In Figure 2, you can see that the location "Provo" contains finance, engineering, and education departments. You can view the departments for other locations by double-clicking on their location names. PBXSimulator doesn't allow you to create a new account without selecting both location and a department.

The DirXML Labs

During the rest of this course you will perform projects in each of the PBXSimulator DirXML driver's critical areas. All of the labs listed below use the lab base described above:

Lab 1: Installing the Basic Lab Driver. This lab gives you exercise in installing the basic lab driver. This lab will help you become familiar with DirXML driver configuration in general and enable you to perform the subsequent labs.

Lab 2: Analyzing NDS.DTD to Construct XDS Trees. Driver shims and XSLT stylesheets must communicate with the DirXML engine using XDS documents. This lab gives you some practice in interpreting NDS.DTD to learn what the composition of these trees is supposed to be so that the engine will do what you intend for it to do.

Lab 3: Parsing Input Parameters in the Basic Lab Driver.
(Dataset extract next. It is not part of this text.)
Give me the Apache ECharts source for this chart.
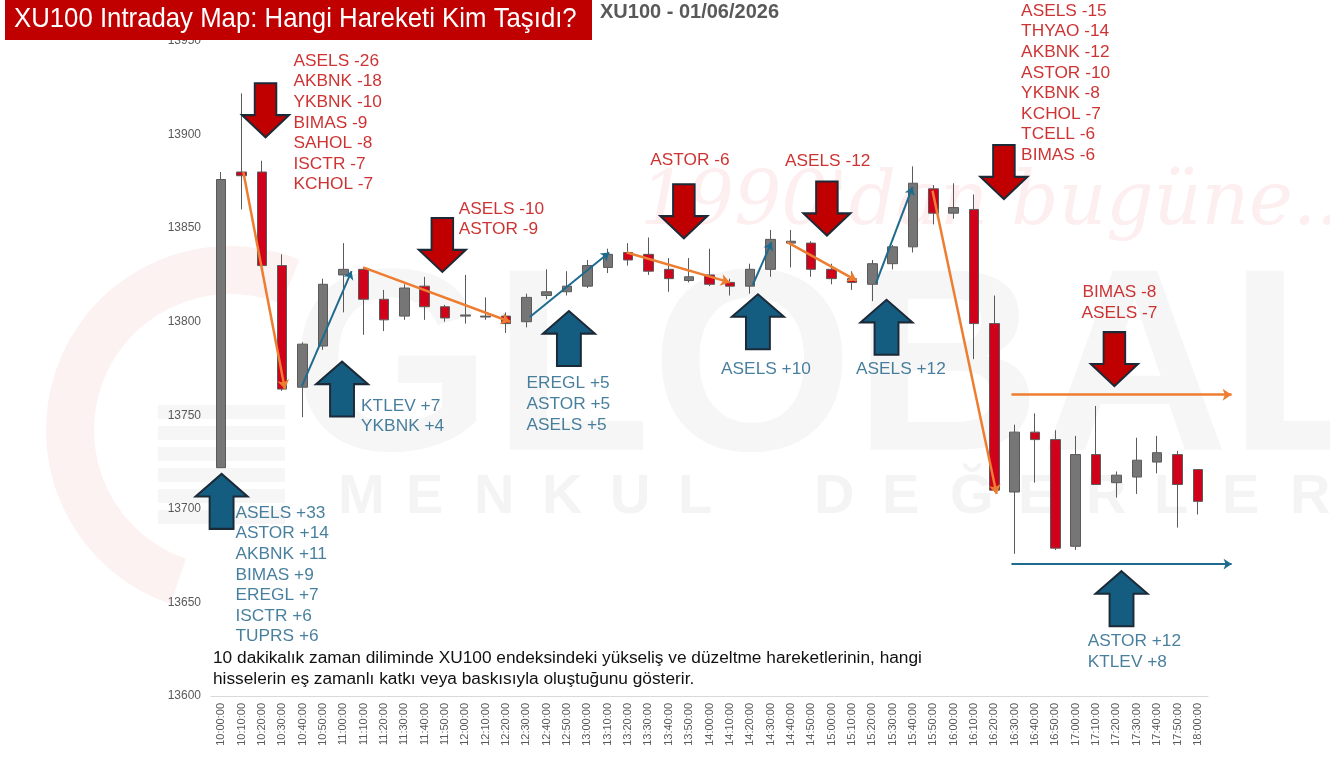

This lab gives you exercise in adding functionality to the basic lab driver. In the first lab, a string specifying the location of the "pbx" folder accessed by the driver shims is hard-coded into the shims themselves. This means the executables must be recompiled if the "pbx" folder is ever moved. To make the driver more configurable, this lab has you add code to the shims so that they can parse input parameters to obtain file pathnames the administrator has entered during configuration.

Lab 4: Programming the Publisher Shim to Modify NDS User Objects. The previous labs were configured to create User objects in the NDS tree whenever accounts were created in PBXSimulator. Lab 1's Publisher shim contains the code needed to parse the external directory's add and delete event descriptions using W3C DOM. During this lab, you'll be asked to program the publisher shim to modify NDS User objects whenever their associated account in PBXSimulator is changed.

Lab 5: Programming the Subscriber Shim to Modify PBXSimulator Accounts. During the fourth lab, you learned to enable the Publisher shim code to use W3C DOM APIs to modify User objects. In this lab, you will learn to do the same thing in the opposite direction. During this lab, you will be asked to program the subscriber shim to modify PBXSimulator accounts whenever their associated NDS User object is changed.

Lab 6: Programming Stylesheets. The flexible solution for implementing business rules is usually a style-sheet. Stylesheet programming is different from the code in shims in that stylesheet code is not compiled. Instead, stylesheet programs are composed using the Extensible Stylesheet Language Transformation Language (XSLT) which is interpreted by XSLT processors to manipulate/construct XML documents. Since XSLT is interpreted, this means that the administrator can modify stylesheets as needed for each installation without having to rebuild/recompile the driver. During this lab you will learn to program basic identity transformations of XML documents stylesheet programming with XSLT.